Material =
-*-

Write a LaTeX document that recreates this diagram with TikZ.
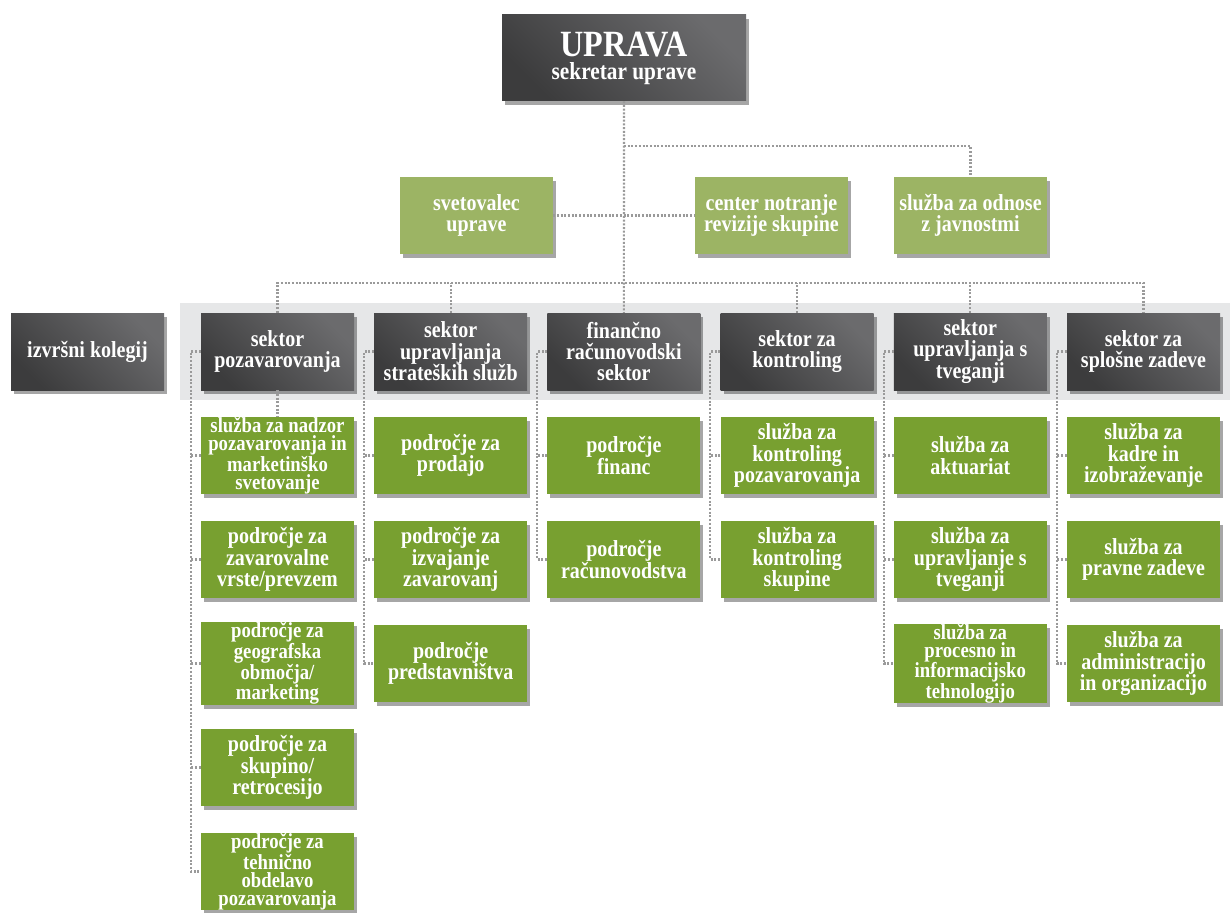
\documentclass[tikz,border=0pt]{standalone}
\usepackage{fontspec}
\setmainfont{Liberation Serif}[FakeStretch=0.87]
\usetikzlibrary{shadows}

\definecolor{temna}{HTML}{3C3C3D}
\definecolor{svetla}{HTML}{6B6B6D}
\definecolor{zelena}{HTML}{78A030}
\definecolor{bledozelena}{HTML}{9CB464}
\definecolor{pas}{HTML}{E6E7E8}
\definecolor{pike}{HTML}{9A9A9A}

\begin{document}
\begin{tikzpicture}[x=1pt, y=-1pt,
    okvir/.style={minimum width=153pt, minimum height=77pt, inner sep=0pt,
        align=center, text=white, font=\bfseries\fontsize{23}{21.5}\selectfont,
        drop shadow={shadow xshift=3pt, shadow yshift=-4pt, opacity=0.35, fill=black}},
    sektor/.style={okvir, top color=svetla, bottom color=temna, shading angle=-45},
    sluzba/.style={okvir, fill=zelena},
    svet/.style={okvir, fill=bledozelena},
    gosto/.style={font=\bfseries\fontsize{21.5}{18}\selectfont},
    veza/.style={draw=pike, line width=2.1pt, dash pattern=on 2pt off 1.7pt}]

    \useasboundingbox (0,0) rectangle (1230,912);
    % Pas za sektorje
    \fill[pas] (180,303) rectangle (1230,400);

    % Uprava
    \node[sektor, minimum width=244pt, minimum height=86pt, font=\bfseries\fontsize{24.5}{23}\selectfont]
        (uprava) at (624,58) {{\fontsize{37}{23}\selectfont UPRAVA}\\sekretar uprave};

    % Svetovalci
    \node[svet] (svetovalec) at (476.5,215.5) {svetovalec\\uprave};
    \node[svet] (revizija) at (771.5,215.5) {center notranje\\revizije skupine};
    \node[svet] (odnosi) at (970.5,215.5) {služba za odnose\\z javnostmi};

    % Sektorji
    \node[sektor] (kolegij) at (87.5,351.5) {izvršni kolegij};
    \node[sektor] (s1) at (277.5,351.5) {sektor\\pozavarovanja};
    \node[sektor] (s2) at (450.7,351.5) {sektor\\upravljanja\\strateških služb};
    \node[sektor] (s3) at (623.9,351.5) {finančno\\računovodski\\sektor};
    \node[sektor] (s4) at (797.1,351.5) {sektor za\\kontroling};
    \node[sektor] (s5) at (970.3,351.5) {sektor\\upravljanja s\\tveganji};
    \node[sektor] (s6) at (1143.5,351.5) {sektor za\\splošne zadeve};

    % Sektor pozavarovanja
    \node[sluzba, gosto] (p1) at (277.5,455.5) {služba za nadzor\\pozavarovanja in\\marketinško\\svetovanje};
    \node[sluzba] (p2) at (277.5,559.5) {področje za\\zavarovalne\\vrste/prevzem};
    \node[sluzba, gosto] (p3) at (277.5,663.5) {področje za\\geografska\\območja/\\marketing};
    \node[sluzba] (p4) at (277.5,767.5) {področje za\\skupino/\\retrocesijo};
    \node[sluzba, gosto] (p5) at (277.5,871.5) {področje za\\tehnično\\obdelavo\\pozavarovanja};

    % Sektor upravljanja strateskih sluzb
    \node[sluzba] (u1) at (450.7,455.5) {področje za\\prodajo};
    \node[sluzba] (u2) at (450.7,559.5) {področje za\\izvajanje\\zavarovanj};
    \node[sluzba] (u3) at (450.7,663.5) {področje\\predstavništva};

    % Financno racunovodski sektor
    \node[sluzba] (f1) at (623.9,455.5) {področje\\financ};
    \node[sluzba] (f2) at (623.9,559.5) {področje\\računovodstva};

    % Sektor za kontroling
    \node[sluzba] (k1) at (797.1,455.5) {služba za\\kontroling\\pozavarovanja};
    \node[sluzba] (k2) at (797.1,559.5) {služba za\\kontroling\\skupine};

    % Sektor upravljanja s tveganji
    \node[sluzba] (t1) at (970.3,455.5) {služba za\\aktuariat};
    \node[sluzba] (t2) at (970.3,559.5) {služba za\\upravljanje s\\tveganji};
    \node[sluzba, gosto] (t3) at (970.3,663.5) {služba za\\procesno in\\informacijsko\\tehnologijo};

    % Sektor za splosne zadeve
    \node[sluzba] (z1) at (1143.5,455.5) {služba za\\kadre in\\izobraževanje};
    \node[sluzba] (z2) at (1143.5,559.5) {služba za\\pravne zadeve};
    \node[sluzba] (z3) at (1143.5,663.5) {služba za\\administracijo\\in organizacijo};

    % Povezave uprave
    \draw[veza] (uprava.south) -- (s3.north);
    \draw[veza] (uprava.south) ++(0,45) -| (odnosi.north);
    \draw[veza] (svetovalec.east) -- (revizija.west);
    \draw[veza] (s1.north) -- ++(0,-30) -| (s6.north);
    \draw[veza] (s2.north) -- ++(0,-30);
    \draw[veza] (s4.north) -- ++(0,-30);
    \draw[veza] (s5.north) -- ++(0,-30);

    % Povezave znotraj sektorjev
    \draw[veza] (s1.south) -- (p1.north);
    \draw[veza] (s1.west) -- ++(-10,0) |- (p5.west);
    \draw[veza] (p1.west) -- ++(-10,0);
    \draw[veza] (p2.west) -- ++(-10,0);
    \draw[veza] (p3.west) -- ++(-10,0);
    \draw[veza] (p4.west) -- ++(-10,0);

    \draw[veza] (s2.west) -- ++(-10,0) |- (u3.west);
    \draw[veza] (u1.west) -- ++(-10,0);
    \draw[veza] (u2.west) -- ++(-10,0);

    \draw[veza] (s3.west) -- ++(-10,0) |- (f2.west);
    \draw[veza] (f1.west) -- ++(-10,0);

    \draw[veza] (s4.west) -- ++(-10,0) |- (k2.west);
    \draw[veza] (k1.west) -- ++(-10,0);

    \draw[veza] (s5.west) -- ++(-10,0) |- (t3.west);
    \draw[veza] (t1.west) -- ++(-10,0);
    \draw[veza] (t2.west) -- ++(-10,0);

    \draw[veza] (s6.west) -- ++(-10,0) |- (z3.west);
    \draw[veza] (z1.west) -- ++(-10,0);
    \draw[veza] (z2.west) -- ++(-10,0);
\end{tikzpicture}
\end{document}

-*-

Written task = Return each line from the material above exactly, but not the pictures.

Final result =
Write a LaTeX document that recreates this diagram with TikZ.
\documentclass[tikz,border=0pt]{standalone}
\usepackage{fontspec}
\setmainfont{Liberation Serif}[FakeStretch=0.87]
\usetikzlibrary{shadows}

\definecolor{temna}{HTML}{3C3C3D}
\definecolor{svetla}{HTML}{6B6B6D}
\definecolor{zelena}{HTML}{78A030}
\definecolor{bledozelena}{HTML}{9CB464}
\definecolor{pas}{HTML}{E6E7E8}
\definecolor{pike}{HTML}{9A9A9A}

\begin{document}
\begin{tikzpicture}[x=1pt, y=-1pt,
    okvir/.style={minimum width=153pt, minimum height=77pt, inner sep=0pt,
        align=center, text=white, font=\bfseries\fontsize{23}{21.5}\selectfont,
        drop shadow={shadow xshift=3pt, shadow yshift=-4pt, opacity=0.35, fill=black}},
    sektor/.style={okvir, top color=svetla, bottom color=temna, shading angle=-45},
    sluzba/.style={okvir, fill=zelena},
    svet/.style={okvir, fill=bledozelena},
    gosto/.style={font=\bfseries\fontsize{21.5}{18}\selectfont},
    veza/.style={draw=pike, line width=2.1pt, dash pattern=on 2pt off 1.7pt}]

    \useasboundingbox (0,0) rectangle (1230,912);
    % Pas za sektorje
    \fill[pas] (180,303) rectangle (1230,400);

    % Uprava
    \node[sektor, minimum width=244pt, minimum height=86pt, font=\bfseries\fontsize{24.5}{23}\selectfont]
        (uprava) at (624,58) {{\fontsize{37}{23}\selectfont UPRAVA}\\sekretar uprave};

    % Svetovalci
    \node[svet] (svetovalec) at (476.5,215.5) {svetovalec\\uprave};
    \node[svet] (revizija) at (771.5,215.5) {center notranje\\revizije skupine};
    \node[svet] (odnosi) at (970.5,215.5) {služba za odnose\\z javnostmi};

    % Sektorji
    \node[sektor] (kolegij) at (87.5,351.5) {izvršni kolegij};
    \node[sektor] (s1) at (277.5,351.5) {sektor\\pozavarovanja};
    \node[sektor] (s2) at (450.7,351.5) {sektor\\upravljanja\\strateških služb};
    \node[sektor] (s3) at (623.9,351.5) {finančno\\računovodski\\sektor};
    \node[sektor] (s4) at (797.1,351.5) {sektor za\\kontroling};
    \node[sektor] (s5) at (970.3,351.5) {sektor\\upravljanja s\\tveganji};
    \node[sektor] (s6) at (1143.5,351.5) {sektor za\\splošne zadeve};

    % Sektor pozavarovanja
    \node[sluzba, gosto] (p1) at (277.5,455.5) {služba za nadzor\\pozavarovanja in\\marketinško\\svetovanje};
    \node[sluzba] (p2) at (277.5,559.5) {področje za\\zavarovalne\\vrste/prevzem};
    \node[sluzba, gosto] (p3) at (277.5,663.5) {področje za\\geografska\\območja/\\marketing};
    \node[sluzba] (p4) at (277.5,767.5) {področje za\\skupino/\\retrocesijo};
    \node[sluzba, gosto] (p5) at (277.5,871.5) {področje za\\tehnično\\obdelavo\\pozavarovanja};

    % Sektor upravljanja strateskih sluzb
    \node[sluzba] (u1) at (450.7,455.5) {področje za\\prodajo};
    \node[sluzba] (u2) at (450.7,559.5) {področje za\\izvajanje\\zavarovanj};
    \node[sluzba] (u3) at (450.7,663.5) {področje\\predstavništva};

    % Financno racunovodski sektor
    \node[sluzba] (f1) at (623.9,455.5) {področje\\financ};
    \node[sluzba] (f2) at (623.9,559.5) {področje\\računovodstva};

    % Sektor za kontroling
    \node[sluzba] (k1) at (797.1,455.5) {služba za\\kontroling\\pozavarovanja};
    \node[sluzba] (k2) at (797.1,559.5) {služba za\\kontroling\\skupine};

    % Sektor upravljanja s tveganji
    \node[sluzba] (t1) at (970.3,455.5) {služba za\\aktuariat};
    \node[sluzba] (t2) at (970.3,559.5) {služba za\\upravljanje s\\tveganji};
    \node[sluzba, gosto] (t3) at (970.3,663.5) {služba za\\procesno in\\informacijsko\\tehnologijo};

    % Sektor za splosne zadeve
    \node[sluzba] (z1) at (1143.5,455.5) {služba za\\kadre in\\izobraževanje};
    \node[sluzba] (z2) at (1143.5,559.5) {služba za\\pravne zadeve};
    \node[sluzba] (z3) at (1143.5,663.5) {služba za\\administracijo\\in organizacijo};

    % Povezave uprave
    \draw[veza] (uprava.south) -- (s3.north);
    \draw[veza] (uprava.south) ++(0,45) -| (odnosi.north);
    \draw[veza] (svetovalec.east) -- (revizija.west);
    \draw[veza] (s1.north) -- ++(0,-30) -| (s6.north);
    \draw[veza] (s2.north) -- ++(0,-30);
    \draw[veza] (s4.north) -- ++(0,-30);
    \draw[veza] (s5.north) -- ++(0,-30);

    % Povezave znotraj sektorjev
    \draw[veza] (s1.south) -- (p1.north);
    \draw[veza] (s1.west) -- ++(-10,0) |- (p5.west);
    \draw[veza] (p1.west) -- ++(-10,0);
    \draw[veza] (p2.west) -- ++(-10,0);
    \draw[veza] (p3.west) -- ++(-10,0);
    \draw[veza] (p4.west) -- ++(-10,0);

    \draw[veza] (s2.west) -- ++(-10,0) |- (u3.west);
    \draw[veza] (u1.west) -- ++(-10,0);
    \draw[veza] (u2.west) -- ++(-10,0);

    \draw[veza] (s3.west) -- ++(-10,0) |- (f2.west);
    \draw[veza] (f1.west) -- ++(-10,0);

    \draw[veza] (s4.west) -- ++(-10,0) |- (k2.west);
    \draw[veza] (k1.west) -- ++(-10,0);

    \draw[veza] (s5.west) -- ++(-10,0) |- (t3.west);
    \draw[veza] (t1.west) -- ++(-10,0);
    \draw[veza] (t2.west) -- ++(-10,0);

    \draw[veza] (s6.west) -- ++(-10,0) |- (z3.west);
    \draw[veza] (z1.west) -- ++(-10,0);
    \draw[veza] (z2.west) -- ++(-10,0);
\end{tikzpicture}
\end{document}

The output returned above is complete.